走る男

スイミングで一泳ぎして、高田馬場から自転車で帰路についた。新目白通りを漕ぐ。「あ〜今日もよく泳いだ」なんつってブラブラ漕いでるとウィンドブレーカ着た四十後半のおとうさんがランニングしていた。

「お〜、お疲れさんねぇ。」ん?

ちょっと待て!

なんだそのリュックはッ!!

おとうさん、でっかく膨らんだリュックを背負って走っている。中身はなんだ?衣服やら軽いものだとしてもその膨らみだと結構入ってるのではないか?

新目白通りを己以外にも自転車で過ぎていく者がいる。普通に素通り。うん、パッと見、普通のランナーだもんな。己も見過ごしそうになった。

普通のおとうさんなんだよ。アスリートのオーラなんて微塵も感じられない。

でも、己も走るから分かる。そのリュックは異様だ!(間違い探しみたいな気分だ)

しかも、おとうさん結構早い。どんどん差をつけられる。こっちは自転車なのに!

オイオイオイオイオイオイオイオイオイ。

本気で漕いで追いつく。マジで早いぞこのペース。

リュック背負ってこの早さか!?ドラゴンボール式訓練法か。この一期一会は逃せねぇだろ。

 

走りながらの緊急インタビューだっ。(I can't help speaking to you.)

 

(自転車に乗ったまますーっと後ろから話し掛ける)「すいません。」

「はい?」

「いつも走ってらっしゃるんですか?」

「ええ」

「リュック背負って走って腰とか悪くしませんか?」

「ええ、大丈夫です」

 

終了。

いや、大丈夫じゃねぇだろ!

 

「結構重いんじゃないですか?」

「ええ、まぁ背広と靴が入ってますから。」

「腰とか大丈夫ですか?」(やたら腰を気にする己。だって…)

「ええ、大丈夫です。」

もう聞きたいことがいっぱいある。矢継ぎ早に質問する己。「どこから走ってきてらっしゃるんですか?」

おとうさん:「大手…」己:「あの…会社から走ってきてらっしゃるんで…」

!!

大手町ですかぁ!?

「ええ、会社が大手町ですから。大手町から練馬まで。」

「すっげ〜!!え?え?」

大手町から走って…このスタイルで?自転車を軽く漕いでるのと同じくらいのこのペースで?待てよ待てよ待てよ?

「いつから走ってらっしゃるんですか?」

「二年前くらいですかね。」

「二年前からリュック背負って走ってらっしゃるんですか?」「ええ」

どきゅ〜ん!こいつはスゲェ漢に会ったぜ。だって全然、四十後半くらいの全然ふつうのおとうさんなんだぜ?

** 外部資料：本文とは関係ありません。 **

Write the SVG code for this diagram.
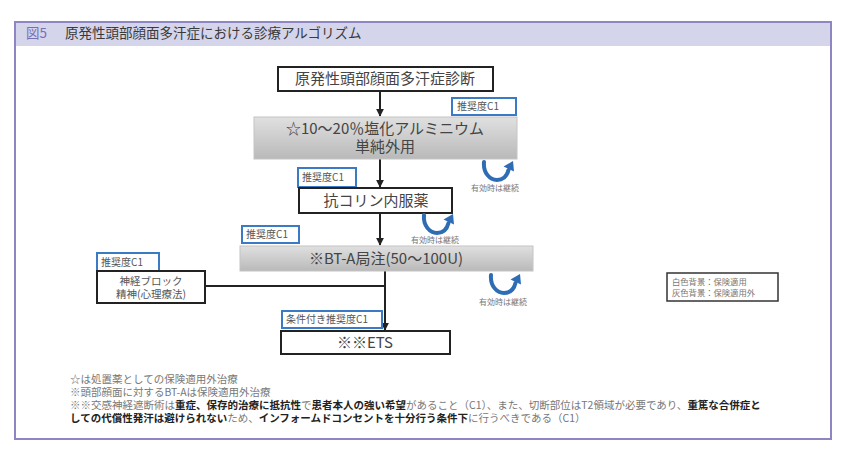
<svg xmlns="http://www.w3.org/2000/svg" xmlns:xlink="http://www.w3.org/1999/xlink" width="850" height="456" viewBox="0 0 850 456">
<style>
text{font-family:"Noto Sans CJK JP","Noto Sans",sans-serif;}
.box{fill:#fff;stroke:#222;stroke-width:2;}
.gbox{fill:url(#gg);stroke:#c4c4c4;stroke-width:1;}
.lbl{fill:#fff;stroke:#3b7bc6;stroke-width:2;}
.lt{font-size:10px;fill:#555;}
.mt{font-size:15px;fill:#444;text-anchor:middle;}
.st{font-size:10.5px;fill:#555;text-anchor:middle;}
.eff{font-size:8px;fill:#777;text-anchor:middle;}
.fn{font-size:10.5px;fill:#777;}
.b{font-weight:bold;fill:#222;}
.ln{stroke:#222;stroke-width:2;fill:none;}
</style>
<defs>
<linearGradient id="gg" x1="0" y1="0" x2="0" y2="1">
<stop offset="0" stop-color="#e0e0e0"/>
<stop offset="1" stop-color="#b9b9b9"/>
</linearGradient>
<marker id="ah" viewBox="0 0 10 10" refX="9" refY="5" markerWidth="4" markerHeight="4" orient="auto">
<path d="M0,0 L10,5 L0,10 z" fill="#222"/>
</marker>
<g id="curl">
<path d="M3,1 C2,12 9,19 16,19 C22,19 26,15 27.5,9" fill="none" stroke="#2e6db4" stroke-width="4" stroke-linecap="round"/>
<path d="M32,0 L22.5,5.5 L33,10.5 z" fill="#2e6db4"/>
</g>
</defs>
<rect x="0" y="0" width="850" height="456" fill="#fff"/>
<g id="frame">
<rect x="15" y="22" width="816" height="24" fill="#d4d4eb"/>
<rect x="15" y="22" width="816" height="417" fill="none" stroke="#8d86c3" stroke-width="2"/>
<text x="26" y="38" font-size="13.5" fill="#7a6fb5">図5</text>
<text x="65" y="38" font-size="13.5" fill="#3a3a3a">原発性頭部顔面多汗症における診療アルゴリズム</text>
</g>
<g id="connectors">
<line class="ln" x1="380" y1="91" x2="380" y2="116" marker-end="url(#ah)"/>
<line class="ln" x1="380" y1="159" x2="380" y2="187" marker-end="url(#ah)"/>
<line class="ln" x1="380" y1="213" x2="380" y2="245" marker-end="url(#ah)"/>
<line class="ln" x1="385" y1="271" x2="385" y2="330" marker-end="url(#ah)"/>
<line class="ln" x1="205" y1="286" x2="385" y2="286"/>
</g>
<g id="n-diag">
<rect class="box" x="278" y="67" width="215" height="24"/>
<text class="mt" x="385" y="84">原発性頭部顔面多汗症診断</text>
</g>
<g id="l1">
<rect class="lbl" x="452" y="98" width="64" height="17"/>
<text class="lt" x="457" y="110">推奨度C1</text>
</g>
<g id="n-al">
<rect class="gbox" x="254" y="117" width="263" height="42"/>
<text class="mt" x="385" y="134">☆10〜20％塩化アルミニウム</text>
<text class="mt" x="385" y="152">単純外用</text>
</g>
<g id="e1">
<use xlink:href="#curl" x="481" y="161"/>
<text class="eff" x="495" y="191">有効時は継続</text>
</g>
<g id="l2">
<rect class="lbl" x="298" y="168" width="58" height="19"/>
<text class="lt" x="302" y="181">推奨度C1</text>
</g>
<g id="n-ac">
<rect class="box" x="299" y="188" width="153" height="25"/>
<text class="mt" x="376" y="206">抗コリン内服薬</text>
</g>
<g id="e2">
<use xlink:href="#curl" x="421" y="214"/>
<text class="eff" x="435" y="243">有効時は継続</text>
</g>
<g id="l3">
<rect class="lbl" x="242" y="226" width="57" height="17"/>
<text class="lt" x="246" y="238">推奨度C1</text>
</g>
<g id="n-bt">
<rect class="gbox" x="240" y="246" width="293" height="25"/>
<text class="mt" x="386" y="264">※BT-A局注(50〜100U)</text>
</g>
<g id="e3">
<use xlink:href="#curl" x="488" y="274"/>
<text class="eff" x="503" y="305">有効時は継続</text>
</g>
<g id="l4">
<rect class="lbl" x="97" y="253" width="62" height="19"/>
<text class="lt" x="101" y="266">推奨度C1</text>
</g>
<g id="n-nb">
<rect class="box" x="97" y="271" width="108" height="32"/>
<text class="st" x="151" y="285">神経ブロック</text>
<text class="st" x="151" y="298">精神(心理療法)</text>
</g>
<g id="l5">
<rect class="lbl" x="282" y="311" width="100" height="17"/>
<text class="lt" x="286" y="323">条件付き推奨度C1</text>
</g>
<g id="n-ets">
<rect class="box" x="281" y="331" width="169" height="23"/>
<text class="mt" x="365" y="348">※※ETS</text>
</g>
<g id="legend">
<rect x="667" y="273" width="111" height="28" fill="#fff" stroke="#333" stroke-width="1.5"/>
<text x="672" y="285" font-size="8.3" fill="#777">白色背景：保険適用</text>
<text x="672" y="296" font-size="8.3" fill="#777">灰色背景：保険適用外</text>
</g>
<g id="notes">
<text class="fn" x="70" y="383">☆は処置薬としての保険適用外治療</text>
<text class="fn" x="70" y="396">※頭部顔面に対するBT-Aは保険適用外治療</text>
<text class="fn" x="70" y="409">※※交感神経遮断術は<tspan class="b">重症、保存的治療に抵抗性</tspan>で<tspan class="b">患者本人の強い希望</tspan>があること（C1）、また、切断部位はT2領域が必要であり、<tspan class="b">重篤な合併症と</tspan></text>
<text class="fn" x="70" y="422"><tspan class="b">しての代償性発汗は避けられない</tspan>ため、<tspan class="b">インフォームドコンセントを十分行う条件下</tspan>に行うべきである（C1）</text>
</g>
</svg>
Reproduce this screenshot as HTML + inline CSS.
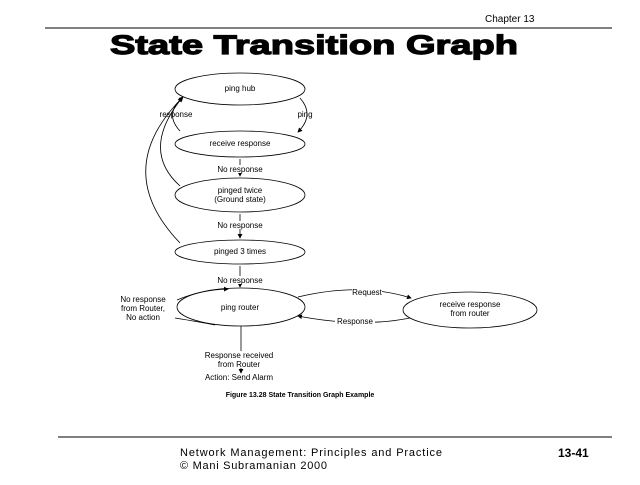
<!DOCTYPE html>
<html><head><style>
body{margin:0;width:640px;height:480px;background:#fff;overflow:hidden;font-family:"Liberation Sans",sans-serif}
</style></head><body>
<svg width="640" height="480" viewBox="0 0 640 480" font-family="Liberation Sans, sans-serif">
<defs><marker id="a" markerWidth="6" markerHeight="6" refX="5" refY="3" orient="auto"><path d="M0,0 L6,3 L0,6z" fill="#000"/></marker></defs>
<text x="485" y="22" font-size="10">Chapter 13</text>
<line x1="45" y1="28" x2="612" y2="28" stroke="#000" stroke-width="1"/>
<text x="110" y="54" font-size="27" font-weight="bold" textLength="408" lengthAdjust="spacingAndGlyphs" stroke="#000" stroke-width="1.2">State Transition Graph</text>
<g fill="none" stroke="#000" stroke-width="0.8">
<ellipse cx="240" cy="89" rx="65" ry="16"/>
<ellipse cx="240" cy="144" rx="65" ry="13"/>
<ellipse cx="240" cy="195" rx="65" ry="17"/>
<ellipse cx="240" cy="252" rx="65" ry="12"/>
<ellipse cx="241" cy="307" rx="64" ry="19"/>
<ellipse cx="470" cy="310" rx="67" ry="18"/>
<path d="M300,98 Q315,115 298,132" marker-end="url(#a)"/>
<path d="M180,131 Q165,115 180,100"/>
<path d="M180,186 Q140,150 182,98" marker-end="url(#a)"/>
<path d="M180,243 Q110,170 183,97" marker-end="url(#a)"/>
<line x1="240" y1="159" x2="240" y2="176" marker-end="url(#a)"/>
<line x1="240" y1="214" x2="240" y2="238" marker-end="url(#a)"/>
<line x1="240" y1="266" x2="240" y2="287" marker-end="url(#a)"/>
<path d="M177,300 Q200,290 228,289" marker-end="url(#a)"/>
<path d="M175,318 Q200,322 215,325"/>
<path d="M298,297 Q360,282 411,298" marker-end="url(#a)"/>
<path d="M410,318 Q360,328 298,316" marker-end="url(#a)"/>
<line x1="241" y1="326" x2="241" y2="351"/>
<line x1="241" y1="368" x2="241" y2="373" marker-end="url(#a)"/>
</g>
<g font-size="8" text-anchor="middle">
<rect x="352" y="288" width="30" height="8" fill="#fff"/>
<rect x="335" y="317" width="40" height="8" fill="#fff"/>
<rect x="218" y="165" width="44" height="8" fill="#fff"/>
<rect x="218" y="221" width="44" height="8" fill="#fff"/>
<rect x="218" y="276" width="44" height="8" fill="#fff"/>
<text x="240" y="91">ping hub</text>
<text x="240" y="146">receive response</text>
<text x="240" y="193">pinged twice</text>
<text x="240" y="202">(Ground state)</text>
<text x="240" y="254">pinged 3 times</text>
<text x="240" y="310">ping router</text>
<text x="470" y="307">receive response</text>
<text x="470" y="316">from router</text>
<text x="176" y="117">response</text>
<text x="305" y="117">ping</text>
<text x="240" y="172">No response</text>
<text x="240" y="228">No response</text>
<text x="240" y="283">No response</text>
<text x="367" y="295">Request</text>
<text x="355" y="324">Response</text>
<text x="143" y="302">No response</text>
<text x="143" y="311">from Router,</text>
<text x="143" y="320">No action</text>
<text x="239" y="358">Response  received</text>
<text x="239" y="367">from Router</text>
<text x="239" y="380">Action: Send Alarm</text>
<text x="300" y="397" font-weight="bold" font-size="7">Figure 13.28 State Transition Graph Example</text>
</g>
<line x1="58" y1="437" x2="612" y2="437" stroke="#000" stroke-width="1"/>
<text x="180" y="456" font-size="11" textLength="262">Network Management: Principles and Practice</text>
<text x="180" y="469" font-size="11" textLength="147">© Mani Subramanian 2000</text>
<text x="558" y="457" font-size="12" font-weight="bold">13-41</text>
</svg>
</body></html>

背中からケータイのカメラで盗撮したが、夜中だからなんにも写らない。デジカメ買おう。

あ〜、みんなにこの人の姿を紹介したかったよぉぉぉ。

「なんかやってたんですか?」「いや、なんにも」

「学生時代は…」「いや、なんにも。…先月もフルマラソン走りました。一緒に走りましょうよ。」

赤信号で己とおとうさんは止まった。

おとうさんはほとんど息も乱れてないし、汗もかいてない。波紋使い?

おとうさんは言う。「六年前から走り出し始めまして、最近は毎日走ってます。」

「毎日?六年前から?」

「いやいや、最初は間隔を空けてました。」

「リュックは…」「リュックは二年前からです。毎日走るようになったのは、二年前からです。」

「すっげー!」己は嬉しい。

「一緒に走りませんか。」「ええ。己も走ってるんですよ。今日は…自転車ですけど。…。すると会社からご自宅まで…」

「いや、自宅は所沢です。練馬から電車に乗るんです。」

ビューティフル

「大手町から練馬までって何キロくらいでしょうか。」

「十七、八キロでしょうか。坂道を選んで走るんで遠回りになります。」

そりゃまたストイックな。「どれくらいで走られるんですか?」

「一時間半くらいでしょうか。」

「そんな毎日走って、疲れ溜まりませんか?」「溜まりません。」

信号が変わっておとうさんまた走り出す。

「ランニングハイ、来ますか?」

「ハイは来ませんねぇ…。」

…。あんまり邪魔しちゃいけないので(十分したけど)己は最後に宗教っぽい質問でインタビューを締めた。

健康ですか?

はいっ!

「ありがとうございました。またお会いしたら一緒に走りましょう。」

自転車に乗ったままいきなり、背後からインタビューしてもたじろぐことなく明るく丁寧に答え、あまつさえ逆にランニングを布教してくるおとうさん。ただもんじゃねぇ。

おとうさん…今日のお宅の晩御飯はなにが待っているのでしょう。(意味不明)

そんなことを考えながら次の信号でまた会ったら間抜けだと思い、全力で自転車を漕ぐのだった。汗かいた。